Entrepreneurial hope is rising like a phoenix in Afghanistan. Forging success from rubble, a group of aggressive, resilient, and demanding women insist on dreaming big.
I spoke with Terry Neese, the powerhouse behind Women Impact Public Policy (WIPP) Institute, Inc., a nonprofit dedicated to the economic empowerment of women. As CEO, president and co-founder of WIPP Institute, Neese has brought nine Afghan women to the United States for a mini-MBA program at Northwood University in Midland, Michigan.
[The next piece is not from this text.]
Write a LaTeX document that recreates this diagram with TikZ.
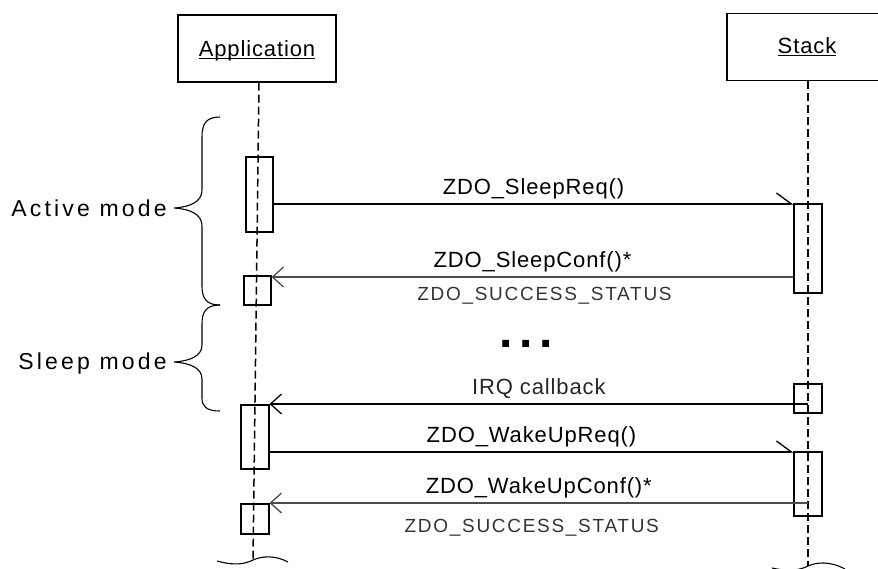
\documentclass[tikz,border=0pt]{standalone}
\usepackage{fontspec}
\setmainfont{Liberation Sans}
\newfontfamily\msgfont[LetterSpace=4]{Liberation Sans}
\newfontfamily\modefont[LetterSpace=14]{Liberation Sans}
\newfontfamily\statfont[LetterSpace=9]{Liberation Sans}
\newfontfamily\dotfont[LetterSpace=14]{Liberation Sans}
\usetikzlibrary{arrows.meta,positioning}

\begin{document}
\begin{tikzpicture}[x=1pt,y=-1pt,
        objbox/.style={draw, line width=1.2pt, inner sep=0pt, minimum height=67pt},
        objlbl/.style={font=\msgfont\fontsize{22}{26}\selectfont, inner sep=0pt, anchor=base},
        act/.style={draw, line width=1.1pt, inner sep=0pt, minimum width=27pt},
        life/.style={line width=1.5pt, dash pattern=on 8pt off 4pt},
        req/.style={line width=1.3pt, -{Straight Barb[left,length=15pt,width=22pt]}},
        rep/.style={line width=1.3pt, -{Straight Barb[length=11pt,width=20pt]}},
        lbl/.style={font=\msgfont\fontsize{22}{26}\selectfont, text height=16pt, text depth=5pt, inner sep=0pt},
        stat/.style={font=\statfont\fontsize{19}{22}\selectfont, text height=13.6pt, text depth=0pt, inner sep=0pt},
        mode/.style={font=\modefont\fontsize{23}{27}\selectfont, inner sep=0pt, anchor=base east},
        brace/.style={line width=1.1pt}]
    \useasboundingbox (0,0) rectangle (878,568);

    % objects
    \node[objbox, minimum width=158pt] (app) at (257,48.5) {};
    \node[objlbl] (applbl) at (257,56) {Application};
    \draw[line width=1.6pt] ([yshift=-2.5pt]applbl.base west) -- ([yshift=-2.5pt]applbl.base east);
    \node[objbox, minimum width=180pt] (stk) at (817,47) {};
    \node[objlbl] (stklbl) at (807,53) {Stack};
    \draw[line width=1.6pt] ([yshift=-2.5pt]stklbl.base west) -- ([yshift=-2.5pt]stklbl.base east);

    % activations
    \node[act, minimum height=75pt] (a1) at (259.5,194.5) {};
    \node[act, minimum height=29pt] (a2) at (257.5,290.5) {};
    \node[act, minimum width=28pt, minimum height=64pt] (a3) at (255,437) {};
    \node[act, minimum width=28pt, minimum height=30pt] (a4) at (255,519) {};
    \node[act, minimum width=28pt, minimum height=89pt] (s1) at (808,248.5) {};
    \node[act, minimum width=28pt, minimum height=29pt] (s2) at (808,398.5) {};
    \node[act, minimum width=28pt, minimum height=64pt] (s3) at (808,484) {};

    % lifelines
    \coordinate (append) at (253,560);
    \coordinate (stkend) at (808,566);
    \draw[life] ([xshift=2pt]app.south) -- (append);
    \draw[life] (stk.south -| s1) -- (stkend);

    % messages
    \coordinate (m1) at (0,204);
    \coordinate (m2) at (0,277);
    \coordinate (m3) at (0,404);
    \coordinate (m4) at (0,452);
    \coordinate (m5) at (0,503);
    \draw[req] (a1.east |- m1) -- (s1.west |- m1)
        node[lbl, midway, above=4pt] {ZDO\_SleepReq()};
    \draw[rep, gray!60!black] (s1.west |- m2) -- (a2.east |- m2)
        node[lbl, midway, above=4pt, black] {ZDO\_SleepConf()*}
        node[stat, midway, below=9pt, xshift=12pt, black!80] {ZDO\_SUCCESS\_STATUS};
    \node[font=\dotfont\fontsize{48}{48}\selectfont\bfseries, inner sep=0pt, anchor=base west] (gap) at (499.6,347) {...};
    \draw[rep] (s2.center |- m3) -- (a3.east |- m3)
        node[lbl, midway, above=4pt, black!85] {IRQ callback};
    \draw[req] (a3.east |- m4) -- (s3.west |- m4)
        node[lbl, midway, above=4pt] {ZDO\_WakeUpReq()};
    \draw[rep, gray!60!black] (s3.center |- m5) -- (a4.east |- m5)
        node[lbl, midway, above=4pt, black] {ZDO\_WakeUpConf()*}
        node[stat, midway, below=15pt, xshift=-7pt, black!80] {ZDO\_SUCCESS\_STATUS};

    % modes
    \draw[brace] (220,117) .. controls (206,117) and (202,124) .. (202,137) -- (202,190)
        .. controls (202,202) and (190,207) .. (174,208)
        .. controls (190,209) and (202,214) .. (202,226) -- (202,286)
        .. controls (202,298) and (206,305) .. (220,305);
    \draw[brace] (220,305) .. controls (206,305) and (202,312) .. (202,324) -- (202,345)
        .. controls (202,356) and (190,361) .. (174,362)
        .. controls (190,363) and (202,368) .. (202,379) -- (202,398)
        .. controls (202,406) and (206,411) .. (220,411);
    \node[mode] (active) at (167,216) {Active mode};
    \node[mode] (sleep) at (167,369) {Sleep mode};

    % breaks
    \draw[line width=1.1pt] (217,561) .. controls (235,566) and (245,564) .. (append)
        .. controls (262,556) and (275,555) .. (288,562);
    \draw[line width=1.1pt] (772,568) .. controls (790,572) and (800,570) .. (stkend)
        .. controls (817,562) and (830,561) .. (845,569);
\end{tikzpicture}
\end{document}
To soak in entrepreneurial education, the women have left their countries for five weeks—many of them have husbands and children at home, and all of them have had to find someone to run their businesses in their absence. They will travel to Washington, DC for meetings at the State Department, Department of Education, the Small Business Administration, and the Labor Department.
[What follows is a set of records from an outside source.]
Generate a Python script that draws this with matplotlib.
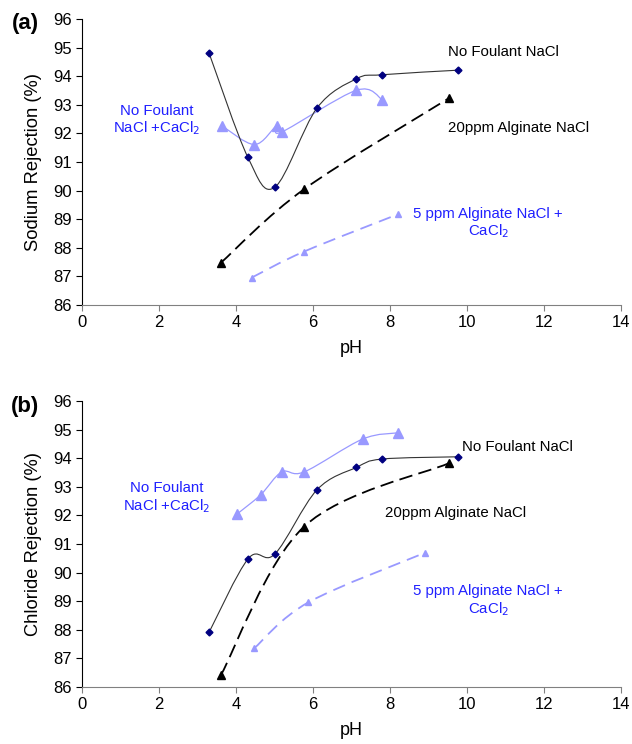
import numpy as np
import matplotlib.pyplot as plt
from matplotlib.path import Path
from matplotlib.patches import PathPatch

plt.rcParams['font.family'] = ['Liberation Sans', 'DejaVu Sans']

# panel (a) - sodium
a_nf_nacl_x = [3.30, 4.31, 5.01, 6.10, 7.13, 7.79, 9.77]
a_nf_nacl_y = [94.81, 91.16, 90.12, 92.88, 93.91, 94.05, 94.21]
a_nf_ca_x = [3.63, 4.48, 5.06, 5.19, 7.13, 7.80]
a_nf_ca_y = [92.27, 91.61, 92.27, 92.05, 93.51, 93.18]
a_alg20_x = [3.61, 5.77, 9.52]
a_alg20_y = [87.48, 90.05, 93.22]
a_alg5_x = [4.41, 5.77, 8.22]
a_alg5_y = [86.96, 87.87, 89.18]

# panel (b) - chloride
b_nf_nacl_x = [3.30, 4.32, 5.01, 6.10, 7.13, 7.79, 9.77]
b_nf_nacl_y = [87.91, 90.49, 90.65, 92.89, 93.68, 93.97, 94.05]
b_nf_ca_x = [4.03, 4.64, 5.19, 5.77, 7.29, 8.22]
b_nf_ca_y = [92.05, 92.72, 93.52, 93.52, 94.67, 94.89]
b_alg20_x = [3.61, 5.77, 9.52]
b_alg20_y = [86.42, 91.61, 93.82]
b_alg5_x = [4.47, 5.88, 8.92]
b_alg5_y = [87.35, 88.96, 90.70]

NAVY = '#000080'
LIGHT = '#9999ff'
BLUE = '#2020ff'


def smooth_line(ax, xs, ys, **kw):
    # excel-style smoothed line: bezier segments with catmull-rom handles
    p = np.column_stack([xs, ys])
    n = len(p)
    verts = [p[0]]
    codes = [Path.MOVETO]
    for i in range(n - 1):
        p0 = p[i - 1] if i > 0 else p[i]
        p3 = p[i + 2] if i + 2 < n else p[i + 1]
        c1 = p[i] + (p[i + 1] - p0) / 6.0
        c2 = p[i + 1] - (p3 - p[i]) / 6.0
        verts += [c1, c2, p[i + 1]]
        codes += [Path.CURVE4] * 3
    ax.add_patch(PathPatch(Path(verts, codes), fill=False, **kw))


def panel(ax, d, ylabel, tag, tag_y, texts):
    nf_x, nf_y, ca_x, ca_y, a20_x, a20_y, a5_x, a5_y = d
    smooth_line(ax, ca_x, ca_y, edgecolor=LIGHT, lw=0.9)
    ax.plot(ca_x, ca_y, '^', color=LIGHT, ms=7, ls='none')
    smooth_line(ax, a5_x, a5_y, edgecolor=LIGHT, lw=1.3, ls=(0, (7, 4)))
    ax.plot(a5_x, a5_y, '^', color=LIGHT, ms=5, ls='none')
    smooth_line(ax, a20_x, a20_y, edgecolor='black', lw=1.3, ls=(0, (7.5, 3.5)))
    ax.plot(a20_x, a20_y, '^', color='black', ms=6, ls='none')
    smooth_line(ax, nf_x, nf_y, edgecolor='#333333', lw=0.8)
    ax.plot(nf_x, nf_y, 'D', color=NAVY, ms=3.5, ls='none')

    ax.set_xlim(0, 14)
    ax.set_ylim(86, 96)
    ax.set_xticks(range(0, 15, 2))
    ax.set_yticks(range(86, 97))
    for s in ['top', 'right']:
        ax.spines[s].set_visible(False)
    ax.spines['left'].set_color('black')
    ax.spines['bottom'].set_color('#808080')
    ax.tick_params(axis='x', direction='out', length=4, color='#808080', labelsize=12)
    ax.tick_params(axis='y', direction='out', length=4, color='black', labelsize=12)
    ax.set_xlabel('pH', fontsize=13, labelpad=7)
    ax.set_ylabel(ylabel, fontsize=13.2, labelpad=8)
    fig.text(25 / 632, tag_y, tag, fontsize=16, fontweight='bold',
             ha='center', va='center')
    for x, y, s, c in texts:
        ax.text(x, y, s, color=c, fontsize=10.8, ha='center', va='center',
                linespacing=1.15)


fig = plt.figure(figsize=(6.32, 7.44), dpi=100)
ax1 = fig.add_axes([0.1297, 0.5900, 0.8529, 0.3845])
ax2 = fig.add_axes([0.1297, 0.0766, 0.8529, 0.3844])

panel(ax1, (a_nf_nacl_x, a_nf_nacl_y, a_nf_ca_x, a_nf_ca_y,
            a_alg20_x, a_alg20_y, a_alg5_x, a_alg5_y),
      'Sodium Rejection (%)', '(a)', 1 - 24 / 744,
      [(10.95, 94.85, 'No Foulant NaCl', 'black'),
       (11.35, 92.2, '20ppm Alginate NaCl', 'black'),
       (1.95, 92.45, 'No Foulant\nNaCl +CaCl$_2$', BLUE),
       (10.55, 88.85, '5 ppm Alginate NaCl +\nCaCl$_2$', BLUE)])

panel(ax2, (b_nf_nacl_x, b_nf_nacl_y, b_nf_ca_x, b_nf_ca_y,
            b_alg20_x, b_alg20_y, b_alg5_x, b_alg5_y),
      'Chloride Rejection (%)', '(b)', 1 - 407 / 744,
      [(11.3, 94.4, 'No Foulant NaCl', 'black'),
       (9.7, 92.1, '20ppm Alginate NaCl', 'black'),
       (2.2, 92.6, 'No Foulant\nNaCl +CaCl$_2$', BLUE),
       (10.55, 89.0, '5 ppm Alginate NaCl +\nCaCl$_2$', BLUE)])

fig.savefig('out.png', dpi=100)
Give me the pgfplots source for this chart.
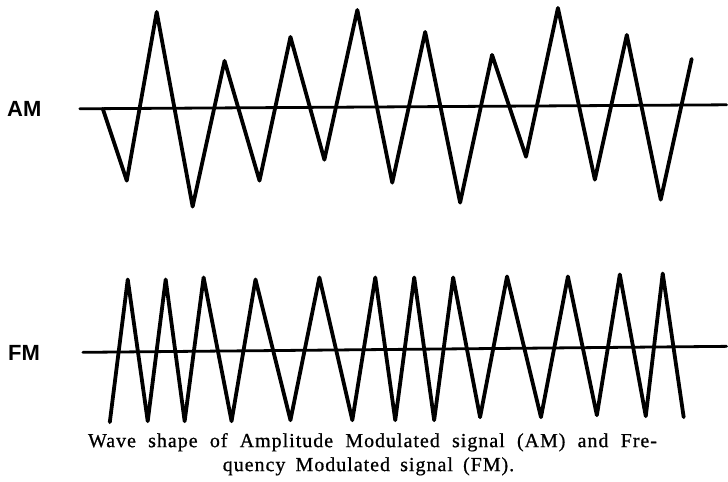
\documentclass[border=0pt]{standalone}
\usepackage{fontspec}
\setmainfont{Liberation Serif}
\newfontfamily\labelfont{Liberation Sans}
\newfontfamily\capfont[LetterSpace=5, FakeBold=0.8, WordSpace=1.8]{Liberation Serif}
\usepackage{pgfplots}
\pgfplotsset{compat=1.18}
\begin{document}
\begin{tikzpicture}
\begin{axis}[
  width=728pt, height=482pt, scale only axis,
  xmin=0, xmax=728, ymin=0, ymax=482, y dir=reverse,
  hide axis, clip=false,
]
\addplot[draw=none, forget plot] coordinates {(0,0) (728,482)};
% AM baseline and wave
\addplot[black, line width=2.8pt, line cap=round] coordinates {(80,109) (728,105)};
\addplot[black, line width=3.8pt, line cap=round, line join=round] coordinates {
 (103,109) (127,181) (157,12) (193,207) (225,61) (260,181) (291,37) (325,160)
 (358,10) (393,183) (426,32) (461,203) (493,55) (527,157) (559,8) (596,180)
 (628,35) (662,200) (693,59)};
% FM baseline and wave
\addplot[black, line width=2.8pt, line cap=round] coordinates {(83,353) (728,347)};
\addplot[black, line width=3.8pt, line cap=round, line join=round] coordinates {
 (110,423) (128,280) (148,422) (166,280) (185,422) (204,278) (232,422) (256,280)
 (291,421) (320,278) (353,421) (376,278) (396,421) (415,278) (435,421) (454,278)
 (481,418) (508,277) (542,418) (569,277) (598,416) (621,275) (647,417) (664,274)
 (685,418)};
\node[anchor=base west, inner sep=0pt, font=\labelfont\bfseries\fontsize{22}{24}\selectfont] at (axis cs:7,117) {AM};
\node[anchor=base west, inner sep=0pt, font=\labelfont\bfseries\fontsize{22}{24}\selectfont] at (axis cs:8,361) {FM};
\node[anchor=base west, inner sep=0pt, font=\capfont\fontsize{20}{24}\selectfont] at (axis cs:88,448)
  {\makebox[570pt][s]{Wave shape of Amplitude Modulated signal (AM) and Fre-}};
\node[anchor=base west, inner sep=0pt, font=\capfont\fontsize{20}{24}\selectfont] at (axis cs:223,472)
  {\makebox[292pt][s]{quency Modulated signal (FM).}};
\end{axis}
\end{tikzpicture}
\end{document}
The women will disperse for another week to live with American women who own businesses that are similar to the kinds of businesses they run in Afghanistan. And when they return to their country, they’ll be equipped with a brand new business plan and a brand new laptop computer, courtesy of KeyBank, GE and Northwood University.
Neese, whose bipartisan plug-ins to Washington, DC run deep, traveled to Afghanistan in July. The devastation she witnessed there made it hard for her to process the success and stamina of the 118 Afghan entrepreneurs who applied to her program.
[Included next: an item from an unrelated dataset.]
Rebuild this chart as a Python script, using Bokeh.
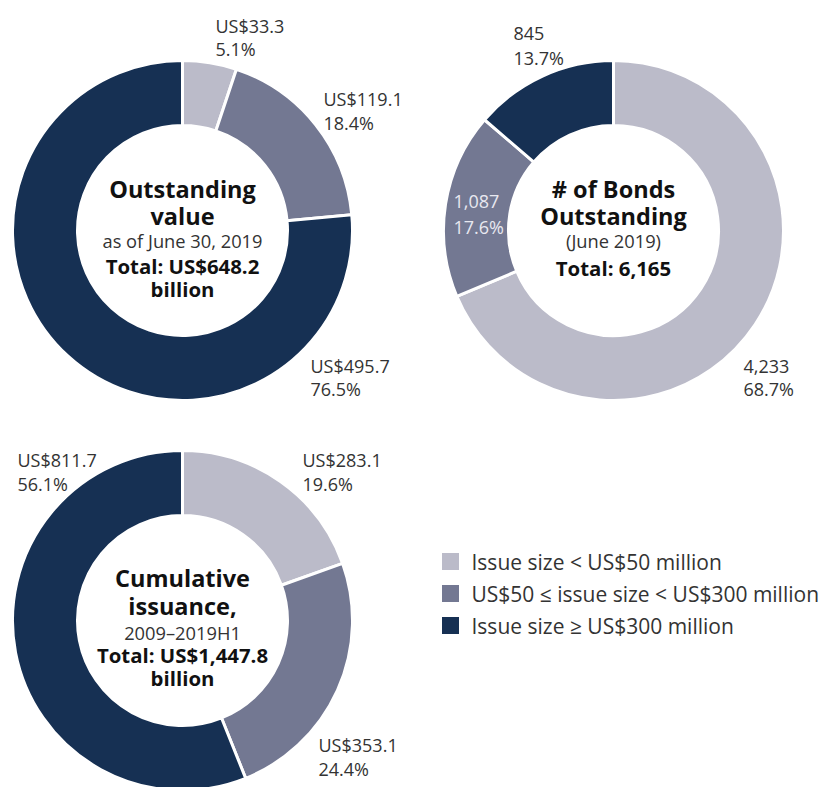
import math
from bokeh.plotting import figure
from bokeh.models import ColumnDataSource, Range1d
from bokeh.core.properties import value
from bokeh.embed import file_html
from bokeh.resources import INLINE

# ---------------- data ----------------
categories = ["Issue size < US$50 million",
              "US$50 \u2264 issue size < US$300 million",
              "Issue size \u2265 US$300 million"]
colors = ["#BBBBC9", "#737892", "#163053"]

outstanding_value = [33.3, 119.1, 495.7]
outstanding_pct = [5.1, 18.4, 76.5]
bonds_count = [4233, 1087, 845]
bonds_pct = [68.7, 17.6, 13.7]
cumulative_value = [283.1, 353.1, 811.7]
cumulative_pct = [19.6, 24.4, 56.1]

outstanding_title = ["Outstanding", "value"]
outstanding_sub = "as of June 30, 2019"
outstanding_total = ["Total: US$648.2", "billion"]
bonds_title = ["# of Bonds", "Outstanding"]
bonds_sub = "(June 2019)"
bonds_total = ["Total: 6,165"]
cumulative_title = ["Cumulative", "issuance,"]
cumulative_sub = "2009\u20132019H1"
cumulative_total = ["Total: US$1,447.8", "billion"]

# ---------------- layout ----------------
W, H = 829, 787
FONT = "Open Sans"
LABEL_COLOR = "#333333"
R_OUT, R_IN = 170, 105

def Y(page_y):  # page pixel -> data y
    return H - page_y

def X(page_x):
    return page_x

p = figure(width=W, height=H, output_backend="svg", toolbar_location=None,
           x_axis_type=None, y_axis_type=None, min_border=0,
           x_range=Range1d(0, W), y_range=Range1d(0, H))
p.outline_line_color = None
p.xgrid.visible = False
p.ygrid.visible = False
p.background_fill_color = "white"
p.border_fill_color = "white"


def donut(cx, cy, vals):
    tot = sum(vals)
    starts, ends, cum = [], [], 0.0
    for v in vals:
        starts.append(math.pi / 2 - 2 * math.pi * cum / tot)
        cum += v
        ends.append(math.pi / 2 - 2 * math.pi * cum / tot)
    src = ColumnDataSource(dict(x=[cx] * len(vals), y=[cy] * len(vals),
                                s=starts, e=ends, c=colors))
    p.annular_wedge(x="x", y="y", inner_radius=R_IN, outer_radius=R_OUT,
                    start_angle="s", end_angle="e", direction="clock",
                    fill_color="c", line_color="white", line_width=3, source=src)


def labels(xs, ys, texts, color=LABEL_COLOR, size="18px", style="normal",
           align="left"):
    src = ColumnDataSource(dict(x=xs, y=ys, t=texts))
    p.text(x="x", y="y", text="t", source=src, text_font=value(FONT),
           text_font_size=size, text_color=color, text_align=align,
           text_baseline="middle", text_font_style=style)


def center_block(cx, ys, title, sub, total):
    labels([cx] * len(title), ys[:len(title)], title, color="#111111",
           size="23.5px", style="bold", align="center")
    labels([cx], [ys[len(title)]], [sub], color="#333333", size="18.3px",
           align="center")
    labels([cx] * len(total), ys[len(title) + 1:], total, color="#111111",
           size="20.4px", style="bold", align="center")


# --- top-left: outstanding value
cx1, cy1 = X(182), Y(230)
donut(cx1, cy1, outstanding_value)
v_txt = ["US$%.1f" % v for v in outstanding_value]
p_txt = ["%.1f%%" % v for v in outstanding_pct]
labels([X(215), X(215), X(323), X(323), X(310), X(310)],
       [Y(25), Y(48), Y(98), Y(122), Y(365), Y(388)],
       [v_txt[0], p_txt[0], v_txt[1], p_txt[1], v_txt[2], p_txt[2]])
center_block(cx1, [Y(188), Y(215), Y(240), Y(265), Y(288)],
             outstanding_title, outstanding_sub, outstanding_total)

# --- top-right: number of bonds
cx2, cy2 = X(613), Y(230)
donut(cx2, cy2, bonds_count)
b_txt = ["{:,}".format(v) for v in bonds_count]
bp_txt = ["%.1f%%" % v for v in bonds_pct]
labels([X(743), X(743), X(513), X(513)],
       [Y(366), Y(388), Y(33), Y(57)],
       [b_txt[0], bp_txt[0], b_txt[2], bp_txt[2]])
labels([X(453), X(453)], [Y(201), Y(226)], [b_txt[1], bp_txt[1]],
       color="#E8E8F0")
center_block(cx2, [Y(188), Y(215), Y(240), Y(267)],
             bonds_title, bonds_sub, bonds_total)

# --- bottom-left: cumulative issuance
cx3, cy3 = X(182), Y(620)
donut(cx3, cy3, cumulative_value)
c_txt = ["US$%.1f" % v for v in cumulative_value]
cp_txt = ["%.1f%%" % v for v in cumulative_pct]
labels([X(302), X(302), X(318), X(318), X(17), X(17)],
       [Y(459), Y(483), Y(744), Y(768), Y(459), Y(483)],
       [c_txt[0], cp_txt[0], c_txt[1], cp_txt[1], c_txt[2], cp_txt[2]])
center_block(cx3, [Y(577), Y(605), Y(632), Y(654), Y(677)],
             cumulative_title, cumulative_sub, cumulative_total)

# --- legend
leg_y = [Y(561), Y(593), Y(625)]
leg_src = ColumnDataSource(dict(x=[X(450)] * 3, y=leg_y, c=colors, t=categories))
p.rect(x="x", y="y", width=17, height=17, fill_color="c", line_color=None,
       source=leg_src)
p.text(x=[X(471)] * 3, y=leg_y, text=categories, text_font=value(FONT),
       text_font_size="21px", text_color=LABEL_COLOR, text_align="left",
       text_baseline="middle")

open("out.html", "w").write(file_html(p, INLINE))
“We had bodyguards, and I wore a forty-pound flak jacket,” she said. “It was unnerving to be driven down the street and to see all of the devastation and destruction. I’m sure they’d done a lot of work on reconstruction, but I have to say, I felt like they’d just been bombed yesterday.”
Neese has been recognized by Fortune magazine as one of the Power 30—the most influential small businesspersons in Washington, DC—and by Inc. magazine as one of four Power Brokers and Activists for small business inside the beltway. And in 1990, she became the first female nominated by a major political party for lieutenant governor of Oklahoma.